In order to teach the conditional verb tense and the use of vivid imagery, I asked my ELL students to design and redesign spaces. A few students thought about ways to turn phone booths into relaxation centers or podcasting booths. Students imagined the ultimate treehouses, complete with ziplines, climbing walls (a bit redundant when one can climb a tree) and water balloon launchers.
I also asked them to redesign the classroom space. While a few of their ideas were unrealistic (two story classrooms with a balcony between the room and “half-room” or fresh food snacking centers) many of their ideas were practical. They wanted skylights and windows. Some even suggested windows that opened. They wanted walls that weren’t off-white. They wanted lamps that would provide lighting from the side.
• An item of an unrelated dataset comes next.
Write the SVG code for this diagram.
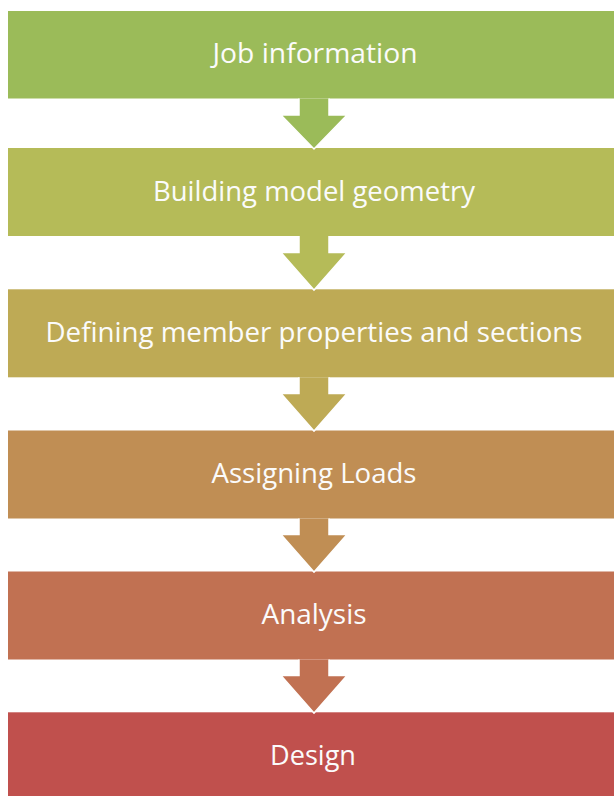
<svg xmlns="http://www.w3.org/2000/svg" width="614" height="796" viewBox="0 0 614 796">
  <style>
    .step text { font-family: "Open Sans", "Noto Sans", "Liberation Sans", sans-serif; font-size: 28px; fill: #fbfbfb; text-anchor: middle; }
    .arrow { stroke: #ffffff; stroke-width: 1.5; stroke-linejoin: miter; }
  </style>
  <rect width="614" height="796" fill="#ffffff"/>

  <!-- process steps -->
  <g id="step-job" class="step">
    <rect x="8" y="11" width="612" height="87.5" fill="#9BBB59"/>
    <text x="315" y="63" textLength="205" lengthAdjust="spacingAndGlyphs">Job information</text>
  </g>
  <g id="step-geometry" class="step">
    <rect x="8" y="148" width="612" height="88" fill="#B5BB58"/>
    <text x="314" y="201" textLength="322" lengthAdjust="spacingAndGlyphs">Building model geometry</text>
  </g>
  <g id="step-properties" class="step">
    <rect x="8" y="289.3" width="612" height="88" fill="#BEAA55"/>
    <text x="314" y="342" textLength="537" lengthAdjust="spacingAndGlyphs">Defining member properties and sections</text>
  </g>
  <g id="step-loads" class="step">
    <rect x="8" y="430.5" width="612" height="88" fill="#C08E54"/>
    <text x="314" y="483" textLength="205" lengthAdjust="spacingAndGlyphs">Assigning Loads</text>
  </g>
  <g id="step-analysis" class="step">
    <rect x="8" y="571.5" width="612" height="88" fill="#C17152"/>
    <text x="314" y="624" textLength="105" lengthAdjust="spacingAndGlyphs">Analysis</text>
  </g>
  <g id="step-design" class="step">
    <rect x="8" y="712.3" width="612" height="88" fill="#C0504D"/>
    <text x="313" y="765" textLength="86" lengthAdjust="spacingAndGlyphs">Design</text>
  </g>

  <!-- down arrows; open paths so the top edge touching the box carries no outline -->
  <g id="connectors">
    <path class="arrow" fill="#9BBB59" d="M299 98.5 V115 H281 L314 149 L347 115 H329 V98.5"/>
    <path class="arrow" fill="#B5BB58" d="M299 236 V252.5 H281 L314 290 L347 252.5 H329 V236"/>
    <path class="arrow" fill="#BEAA55" d="M299 377.3 V393.5 H281 L314 431 L347 393.5 H329 V377.3"/>
    <path class="arrow" fill="#C08E54" d="M299 518.5 V534.5 H281 L314 572 L347 534.5 H329 V518.5"/>
    <path class="arrow" fill="#C17152" d="M299 659.5 V675.5 H281 L314 713 L347 675.5 H329 V659.5"/>
  </g>
</svg>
Some of them wrote about tables where they could stand instead of sit alongside couches and bean bag chairs so that they could sit in something that wasn’t made from moulded plastic. Students wrote about art work framed on the wall instead of chart paper with material they already had in their binders. They wanted half walls creating quiet spaces. They wanted mini-studios for video and audio recording. They wanted a back door to open to an outdoor garden area where they could work on projects using their “outside voice.”
I drove home with their design ideas swirling in my mind. As I drove past an old factory building in downtown Glendale, I thought about that space. I imagined it as an artists’ loft with a coffee shop, museum, living space and garden. I pictured it as a creative community inviting an element we often miss in suburbia.
I thought again about the obsolete factory model in place in my school and wondered if we could redesign this space, not just with a more authentic curriculum, but physically and spatially as well. Why can’t we redesign it to be an inviting space for a creative community? Why can’t we turn this factory model into an artists’ loft?